Félix and Meira is a love story. It is neither groundbreaking nor particularly exciting, it must be said. However, there is a haunted tone that director Maxime Giroux has captured in the drab skies and sleet snow of Montreal that, painted on screen, is deceivingly beautiful and graceful. The story is rather slow paced, but undoubtedly there is a crescendo that builds and bubbles underneath silent exchanges and limited dialogue. The characters -Félix (Martin Dubreuil), a poetic and isolated loner, and Meira (Hadas Yaron), suffocated by marriage and religion – meet and pursue a delicate romance.
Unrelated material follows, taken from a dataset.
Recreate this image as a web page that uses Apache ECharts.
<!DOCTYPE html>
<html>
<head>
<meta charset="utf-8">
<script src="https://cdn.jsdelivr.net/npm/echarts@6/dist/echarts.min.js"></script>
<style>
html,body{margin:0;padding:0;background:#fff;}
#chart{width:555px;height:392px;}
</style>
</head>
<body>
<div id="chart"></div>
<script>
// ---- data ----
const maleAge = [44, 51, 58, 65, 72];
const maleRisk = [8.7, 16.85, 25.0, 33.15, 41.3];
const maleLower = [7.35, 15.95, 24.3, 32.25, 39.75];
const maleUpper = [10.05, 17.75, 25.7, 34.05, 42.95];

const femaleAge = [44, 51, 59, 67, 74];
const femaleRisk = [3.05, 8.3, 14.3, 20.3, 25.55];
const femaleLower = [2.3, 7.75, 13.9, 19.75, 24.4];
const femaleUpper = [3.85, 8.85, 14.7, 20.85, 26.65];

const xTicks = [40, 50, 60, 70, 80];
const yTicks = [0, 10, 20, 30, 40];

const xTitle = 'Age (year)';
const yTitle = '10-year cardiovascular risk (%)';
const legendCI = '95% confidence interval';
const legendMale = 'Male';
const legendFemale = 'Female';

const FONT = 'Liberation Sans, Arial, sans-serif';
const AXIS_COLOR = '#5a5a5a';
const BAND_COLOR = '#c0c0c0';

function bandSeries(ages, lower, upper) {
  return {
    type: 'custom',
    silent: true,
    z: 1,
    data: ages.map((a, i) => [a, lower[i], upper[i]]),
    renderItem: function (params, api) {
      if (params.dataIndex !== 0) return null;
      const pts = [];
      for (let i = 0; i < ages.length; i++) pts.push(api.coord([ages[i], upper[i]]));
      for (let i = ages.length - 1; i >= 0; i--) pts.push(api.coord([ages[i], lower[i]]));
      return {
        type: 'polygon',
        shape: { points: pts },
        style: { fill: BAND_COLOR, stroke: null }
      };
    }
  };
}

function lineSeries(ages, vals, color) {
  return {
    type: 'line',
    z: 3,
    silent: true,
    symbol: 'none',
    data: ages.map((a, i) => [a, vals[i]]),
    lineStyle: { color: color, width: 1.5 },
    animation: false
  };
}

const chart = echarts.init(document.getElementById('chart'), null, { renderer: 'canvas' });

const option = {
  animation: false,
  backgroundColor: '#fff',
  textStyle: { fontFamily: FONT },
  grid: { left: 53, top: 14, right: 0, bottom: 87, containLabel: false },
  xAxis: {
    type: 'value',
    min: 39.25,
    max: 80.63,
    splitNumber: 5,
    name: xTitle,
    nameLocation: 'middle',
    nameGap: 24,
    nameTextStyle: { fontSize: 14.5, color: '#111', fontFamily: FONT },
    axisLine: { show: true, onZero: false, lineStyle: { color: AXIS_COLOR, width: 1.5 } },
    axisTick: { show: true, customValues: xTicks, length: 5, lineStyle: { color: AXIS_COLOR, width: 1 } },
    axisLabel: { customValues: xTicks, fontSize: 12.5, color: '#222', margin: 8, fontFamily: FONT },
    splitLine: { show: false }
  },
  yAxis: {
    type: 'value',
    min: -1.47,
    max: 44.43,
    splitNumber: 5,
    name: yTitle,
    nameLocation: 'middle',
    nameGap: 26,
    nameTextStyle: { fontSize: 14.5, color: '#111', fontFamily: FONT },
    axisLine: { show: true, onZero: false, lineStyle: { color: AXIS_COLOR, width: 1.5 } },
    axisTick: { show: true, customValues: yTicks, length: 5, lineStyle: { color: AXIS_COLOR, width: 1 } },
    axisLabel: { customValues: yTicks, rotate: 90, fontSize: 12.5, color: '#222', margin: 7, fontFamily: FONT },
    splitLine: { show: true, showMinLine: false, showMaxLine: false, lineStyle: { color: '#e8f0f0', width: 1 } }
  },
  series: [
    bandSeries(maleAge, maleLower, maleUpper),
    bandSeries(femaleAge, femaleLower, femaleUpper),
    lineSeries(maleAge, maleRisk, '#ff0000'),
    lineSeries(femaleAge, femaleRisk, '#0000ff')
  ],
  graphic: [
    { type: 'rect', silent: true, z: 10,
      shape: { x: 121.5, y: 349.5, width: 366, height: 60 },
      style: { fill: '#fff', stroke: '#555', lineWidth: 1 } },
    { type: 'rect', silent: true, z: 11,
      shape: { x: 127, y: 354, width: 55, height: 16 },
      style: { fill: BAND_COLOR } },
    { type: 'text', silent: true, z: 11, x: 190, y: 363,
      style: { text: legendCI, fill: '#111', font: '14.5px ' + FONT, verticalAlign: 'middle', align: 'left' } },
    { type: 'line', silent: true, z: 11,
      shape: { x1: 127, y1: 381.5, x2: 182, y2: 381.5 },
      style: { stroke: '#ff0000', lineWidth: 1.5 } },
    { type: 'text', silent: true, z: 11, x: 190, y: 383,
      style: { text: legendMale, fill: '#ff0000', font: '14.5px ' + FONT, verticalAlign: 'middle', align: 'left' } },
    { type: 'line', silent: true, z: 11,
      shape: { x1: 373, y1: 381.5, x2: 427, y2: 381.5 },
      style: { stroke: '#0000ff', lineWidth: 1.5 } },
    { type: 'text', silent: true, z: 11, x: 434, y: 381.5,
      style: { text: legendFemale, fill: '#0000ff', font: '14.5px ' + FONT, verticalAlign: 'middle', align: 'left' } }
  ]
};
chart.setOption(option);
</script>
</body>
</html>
The film opens on Meira (played wonderfully by Israeli actress Yaron). She is married to Shulem (Luzer Twersky) in a dutiful pious household. They are Hasidic Jews, and she exists within an isolated and ultra conservative religious community. It’s hard to know whether the film is critical of this community or whether it is presenting the community simply as it is. While it throws no punches directly at Hasidic jews, the repressive and subservient role of women clashes heavily with Western progressive values and fuels Meira’s invisible angst. With her meekness and soft doe like features it’s hard not to empathise with her plight. Contrast to this is Félix. Middle aged and grieving his father’s recent death, he runs into Meira and her child on the streets. He is more or less an agnostic Jew who asks for Meira’s council regarding mortality. Meira for her part ignores him, yet after another chance meeting finds herself drawn to his affable, congenial manner.
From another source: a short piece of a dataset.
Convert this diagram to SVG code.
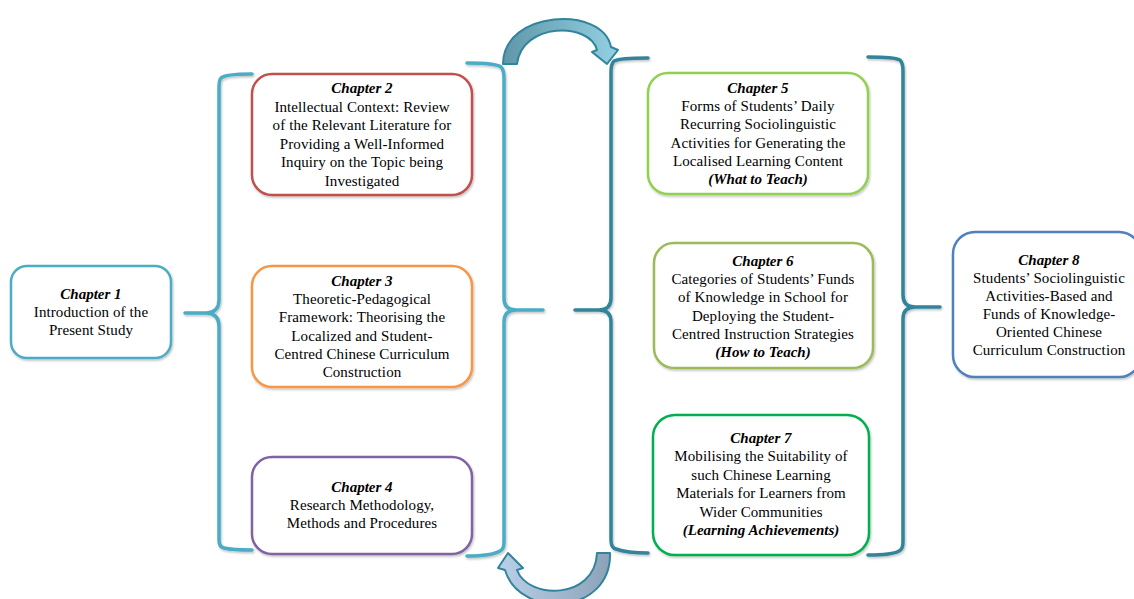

There is an ecstasy to Meira’s narrative that is hard to define. A woman suffocated by life and no apparent escape finds salvation within the arms of a person unknown to her months prior. At times the film is, in terms of beauty and psycho sexual undertones, both on par and reminiscent of Steve McQueen‘s sublime film Shame. A resplendent sequence that takes place mid-way through the film begins with Meira trying on jeans in the bathroom of their hotel (relevant as they’re forbidden to her) while Felix sits on the bed. They spend the night patronising underground clubs and drifting through vibrant city streets filled with worldly music. The atmosphere so perfectly captures the infatuation and endorphins of the two, that the sickly sweet smell of dance induced sweaty pheromones permeates from the screen. Concluding the night Felix tenderly runs his hands through Meira’s hair underneath a moon lit window. It’s all rather sweet; even to a bitter cynic such as myself! Meira is smitten and must make a choice to break away from her comfortable existence or risk everything for an unshackled existence she herself knows is incomprehensible to her.
If the slow pace doesn’t detract you, there is a lot to take away from this film. It is a nuanced subdued love story. The eclectic soundtrack and the way music is used is one of the major take away joys. Meira listens to Wendy Rene’s ‘After Laughter’ as a subversive, poignant act. Another highlight is Leonard Cohen’s ‘Famous Blue Raincoat’ playing while she spies on two lovers fornicating through an open window. While the payoff of the film is limited and the lack of plot or substance will deter most viewers, this is the kind of film that will resonate with you after viewing. Shining with its tonal beauty, its flaws ultimately create a frustrating move for Maxime Giroux’s third feature. Whilst he has managed to gets so many small details perfect yet, the film misses the forest from the trees.
Félix and Meira screens exclusively at Lido Cinemas from 18th February.